Maar ook onderzoeken die zich situeren in de sociale en gedragswetenschappen tonen vaak aan hoe sterk dit zintuig bij ons is ontwikkeld. Moeders kunnen hun baby herkennen aan hun geur. Baby’s kunnen hun moeder herkennen aan hun geur. We verspreiden andere geuren wanneer we gelukkig zijn dan wanneer we angstig of gestrest zijn. Door aan T-shirts van een ander te ruiken kunnen we met een zekere accuraatheid zeggen wat de emotionele toestand van de eigenaar was. En baby’s kunnen dus ook ruiken wanneer hun moeder angstig is. We begroeten vrienden en familie met een kus of een knuffel – een goede manier om eens achter de ander zijn oren te ruiken misschien? Waarom doen we dat anders, want het is maar een vreemde gewoonte als je erover nadenkt. Kussen met een partner zou een manier zijn om de genetische compatibiliteit – via de geursamenstelling – te controleren. We kunnen ook ruiken wanneer iemand ziek is, en zelfs leeftijd kunnen we inschatten op basis van de geur. We ruiken wat een ander gegeten heeft. En ga zo maar door…
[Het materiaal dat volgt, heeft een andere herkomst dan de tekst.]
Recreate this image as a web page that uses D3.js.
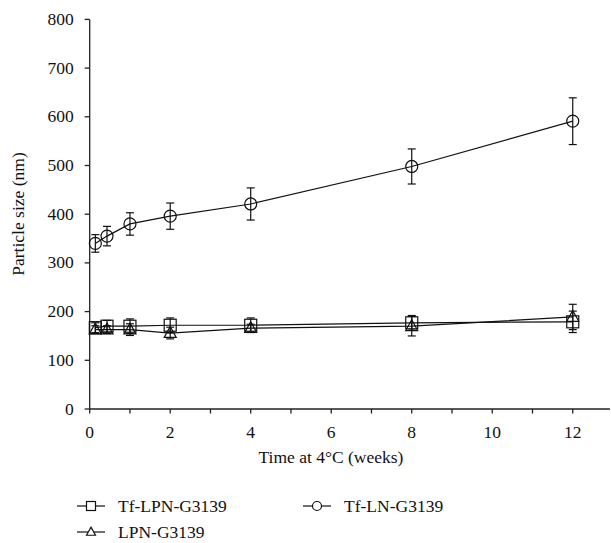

Want ook al hebben we een kleinere olfactorische kwab dan knaagdieren bijvoorbeeld, de hoeveelheid neuronen die ze bevat is eigenlijk min of meer vergelijkbaar. Wel verschillen de soorten geuren die goed kunnen waargenomen tussen diersoorten. Honden kunnen beter bepaalde componenten in de geur van hun prooidieren waarnemen, zelf zijn we dan weer beter in het detecteren van fruit- en bloemengeuren. We hebben nu eenmaal andere voedings- en sociale gewoonten, en ons reukorgaan is geoptimaliseerd naar onze overlevingsstrategie.

Ik lijk zelf nogal gevoelig te zijn voor de geur van truffel – en nu wel benieuwd of ik het tegen die zwijntjes zou kunnen opnemen!